Exclude the pictures and reproduce the remaining data exactly as written.
-- BEGIN DATASET SECTION --
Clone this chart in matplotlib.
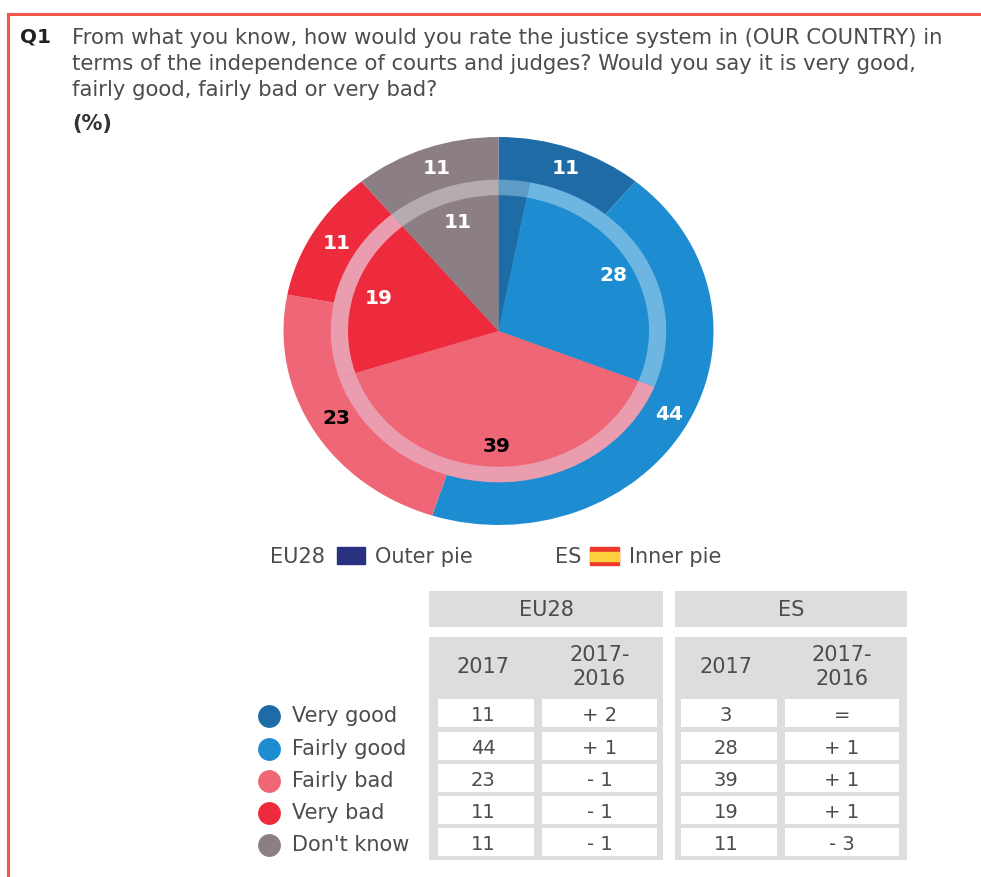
import matplotlib
matplotlib.use("Agg")
import matplotlib.pyplot as plt
from matplotlib.patches import Rectangle

plt.rcParams['font.family'] = ['DejaVu Sans']

# Survey answers, shares in percent
categories = ["Very good", "Fairly good", "Fairly bad", "Very bad", "Don't know"]
eu28_2017 = [11, 44, 23, 11, 11]
eu28_change = ["+ 2", "+ 1", "- 1", "- 1", "- 1"]
es_2017 = [3, 28, 39, 19, 11]
es_change = ["=", "+ 1", "+ 1", "+ 1", "- 3"]

question = ["From what you know, how would you rate the justice system in (OUR COUNTRY) in",
            "terms of the independence of courts and judges? Would you say it is very good,",
            "fairly good, fairly bad or very bad?"]

colors = ["#1f6ba6", "#1e8cd0", "#ef6676", "#ee2b3c", "#8b7f85"]
ring_colors = ["#5f9dc6", "#6db6e2", "#eb9db0", "#eb9db0", "#b5acb0"]
label_colors = ["white", "white", "black", "white", "white"]
text_color = "#4c4c4c"
table_grey = "#dcdddd"
body_size = 15

W, H = 981, 877
fig = plt.figure(figsize=(W / 100, H / 100), dpi=100)

# Page layer in pixel coordinates
ax = fig.add_axes([0, 0, 1, 1])
ax.set_xlim(0, W)
ax.set_ylim(H, 0)
ax.axis("off")

# Red frame, open on the right and at the bottom
ax.plot([8, 8, W], [H, 14, 14], color="#f0584c", lw=2.2, solid_joinstyle="miter")

ax.text(20, 37, "Q1", fontsize=14.4, fontweight="bold", color="#222222", va="center")
for i, line in enumerate(question):
    ax.text(72, 38 + i * 26, line, fontsize=15.2, color=text_color, va="center")
ax.text(72, 124, "(%)", fontsize=15, fontweight="bold", color="#333333", va="center")


def pie_label(p):
    # the 3 % slice is too small to carry a label
    return "" if round(p) < 5 else f"{round(p)}"


# Pies live in their own axes, stretched wider than tall
cx, cy, rx, ry = 498.5, 331, 215, 194
pie_ax = fig.add_axes([(cx - rx) / W, 1 - (cy + ry) / H, 2 * rx / W, 2 * ry / H])

_, _, outer_txt = pie_ax.pie(eu28_2017, colors=colors, startangle=90, counterclock=False,
                             radius=1.0, autopct=pie_label, pctdistance=0.89)
pie_ax.pie(es_2017, colors=ring_colors, startangle=90, counterclock=False, radius=0.78)
_, _, inner_txt = pie_ax.pie(es_2017, colors=colors, startangle=90, counterclock=False,
                             radius=0.70, autopct=pie_label, pctdistance=0.85)
for t, c in zip(list(outer_txt) + list(inner_txt), label_colors * 2):
    t.set(color=c, fontweight="bold", fontsize=14.5)
    # nudge the numbers a little to the right of the slice centre line
    x, y = t.get_position()
    t.set_position((x + 0.012, y))
pie_ax.set_aspect("auto")
pie_ax.set_xlim(-1, 1)
pie_ax.set_ylim(-1, 1)

# Key for the two pies, with small flags
ax.text(270, 557, "EU28", fontsize=body_size, color=text_color, va="center")
ax.add_patch(Rectangle((337, 547), 28, 17, color="#28307f"))
ax.text(375, 557, "Outer pie", fontsize=body_size, color=text_color, va="center")
ax.text(555, 557, "ES", fontsize=body_size, color=text_color, va="center")
ax.add_patch(Rectangle((590, 547), 29, 18, color="#ee3a2c"))
ax.add_patch(Rectangle((590, 551.5), 29, 9, color="#fbd03c"))
ax.text(629, 557, "Inner pie", fontsize=body_size, color=text_color, va="center")

# Table: grey blocks with white value cells
blocks = [(429, 663, "EU28", eu28_2017, eu28_change, (438, 534), (542, 657)),
          (675, 907, "ES", es_2017, es_change, (681, 777), (785, 899))]
row_y = [713, 746, 778, 810, 842]
for left, right, name, vals, changes, col1, col2 in blocks:
    mid1 = sum(col1) / 2 - 3
    mid2 = sum(col2) / 2
    ax.add_patch(Rectangle((left, 591), right - left, 36, color=table_grey, lw=0))
    ax.text((left + right) / 2, 610, name, fontsize=body_size, color=text_color, ha="center", va="center")
    ax.add_patch(Rectangle((left, 637), right - left, 223, color=table_grey, lw=0))
    ax.text(mid1, 667, "2017", fontsize=body_size, color=text_color, ha="center", va="center")
    ax.text(mid2, 667, "2017-\n2016", fontsize=body_size, color=text_color, ha="center",
            va="center", linespacing=1.2)
    for y, val, change in zip(row_y, vals, changes):
        ax.add_patch(Rectangle((col1[0], y - 14), col1[1] - col1[0], 28, color="white", lw=0))
        ax.add_patch(Rectangle((col2[0], y - 14), col2[1] - col2[0], 28, color="white", lw=0))
        ax.text(mid1, y + 2.5, str(val), fontsize=14, color=text_color, ha="center", va="center")
        ax.text(mid2, y + 2.5, change, fontsize=14, color=text_color, ha="center", va="center")

# Colour legend next to the table rows
for y, name, c in zip(row_y, categories, colors):
    ax.scatter([269], [y + 3], s=270, color=c, lw=0)
    ax.text(292, y + 3, name, fontsize=body_size, color=text_color, va="center")

fig.savefig("out.png", dpi=100)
-- END DATASET SECTION --
◆ **THE RESULT**:
Clone this chart in matplotlib.
import matplotlib
matplotlib.use("Agg")
import matplotlib.pyplot as plt
from matplotlib.patches import Rectangle

plt.rcParams['font.family'] = ['DejaVu Sans']

# Survey answers, shares in percent
categories = ["Very good", "Fairly good", "Fairly bad", "Very bad", "Don't know"]
eu28_2017 = [11, 44, 23, 11, 11]
eu28_change = ["+ 2", "+ 1", "- 1", "- 1", "- 1"]
es_2017 = [3, 28, 39, 19, 11]
es_change = ["=", "+ 1", "+ 1", "+ 1", "- 3"]

question = ["From what you know, how would you rate the justice system in (OUR COUNTRY) in",
            "terms of the independence of courts and judges? Would you say it is very good,",
            "fairly good, fairly bad or very bad?"]

colors = ["#1f6ba6", "#1e8cd0", "#ef6676", "#ee2b3c", "#8b7f85"]
ring_colors = ["#5f9dc6", "#6db6e2", "#eb9db0", "#eb9db0", "#b5acb0"]
label_colors = ["white", "white", "black", "white", "white"]
text_color = "#4c4c4c"
table_grey = "#dcdddd"
body_size = 15

W, H = 981, 877
fig = plt.figure(figsize=(W / 100, H / 100), dpi=100)

# Page layer in pixel coordinates
ax = fig.add_axes([0, 0, 1, 1])
ax.set_xlim(0, W)
ax.set_ylim(H, 0)
ax.axis("off")

# Red frame, open on the right and at the bottom
ax.plot([8, 8, W], [H, 14, 14], color="#f0584c", lw=2.2, solid_joinstyle="miter")

ax.text(20, 37, "Q1", fontsize=14.4, fontweight="bold", color="#222222", va="center")
for i, line in enumerate(question):
    ax.text(72, 38 + i * 26, line, fontsize=15.2, color=text_color, va="center")
ax.text(72, 124, "(%)", fontsize=15, fontweight="bold", color="#333333", va="center")


def pie_label(p):
    # the 3 % slice is too small to carry a label
    return "" if round(p) < 5 else f"{round(p)}"


# Pies live in their own axes, stretched wider than tall
cx, cy, rx, ry = 498.5, 331, 215, 194
pie_ax = fig.add_axes([(cx - rx) / W, 1 - (cy + ry) / H, 2 * rx / W, 2 * ry / H])

_, _, outer_txt = pie_ax.pie(eu28_2017, colors=colors, startangle=90, counterclock=False,
                             radius=1.0, autopct=pie_label, pctdistance=0.89)
pie_ax.pie(es_2017, colors=ring_colors, startangle=90, counterclock=False, radius=0.78)
_, _, inner_txt = pie_ax.pie(es_2017, colors=colors, startangle=90, counterclock=False,
                             radius=0.70, autopct=pie_label, pctdistance=0.85)
for t, c in zip(list(outer_txt) + list(inner_txt), label_colors * 2):
    t.set(color=c, fontweight="bold", fontsize=14.5)
    # nudge the numbers a little to the right of the slice centre line
    x, y = t.get_position()
    t.set_position((x + 0.012, y))
pie_ax.set_aspect("auto")
pie_ax.set_xlim(-1, 1)
pie_ax.set_ylim(-1, 1)

# Key for the two pies, with small flags
ax.text(270, 557, "EU28", fontsize=body_size, color=text_color, va="center")
ax.add_patch(Rectangle((337, 547), 28, 17, color="#28307f"))
ax.text(375, 557, "Outer pie", fontsize=body_size, color=text_color, va="center")
ax.text(555, 557, "ES", fontsize=body_size, color=text_color, va="center")
ax.add_patch(Rectangle((590, 547), 29, 18, color="#ee3a2c"))
ax.add_patch(Rectangle((590, 551.5), 29, 9, color="#fbd03c"))
ax.text(629, 557, "Inner pie", fontsize=body_size, color=text_color, va="center")

# Table: grey blocks with white value cells
blocks = [(429, 663, "EU28", eu28_2017, eu28_change, (438, 534), (542, 657)),
          (675, 907, "ES", es_2017, es_change, (681, 777), (785, 899))]
row_y = [713, 746, 778, 810, 842]
for left, right, name, vals, changes, col1, col2 in blocks:
    mid1 = sum(col1) / 2 - 3
    mid2 = sum(col2) / 2
    ax.add_patch(Rectangle((left, 591), right - left, 36, color=table_grey, lw=0))
    ax.text((left + right) / 2, 610, name, fontsize=body_size, color=text_color, ha="center", va="center")
    ax.add_patch(Rectangle((left, 637), right - left, 223, color=table_grey, lw=0))
    ax.text(mid1, 667, "2017", fontsize=body_size, color=text_color, ha="center", va="center")
    ax.text(mid2, 667, "2017-\n2016", fontsize=body_size, color=text_color, ha="center",
            va="center", linespacing=1.2)
    for y, val, change in zip(row_y, vals, changes):
        ax.add_patch(Rectangle((col1[0], y - 14), col1[1] - col1[0], 28, color="white", lw=0))
        ax.add_patch(Rectangle((col2[0], y - 14), col2[1] - col2[0], 28, color="white", lw=0))
        ax.text(mid1, y + 2.5, str(val), fontsize=14, color=text_color, ha="center", va="center")
        ax.text(mid2, y + 2.5, change, fontsize=14, color=text_color, ha="center", va="center")

# Colour legend next to the table rows
for y, name, c in zip(row_y, categories, colors):
    ax.scatter([269], [y + 3], s=270, color=c, lw=0)
    ax.text(292, y + 3, name, fontsize=body_size, color=text_color, va="center")

fig.savefig("out.png", dpi=100)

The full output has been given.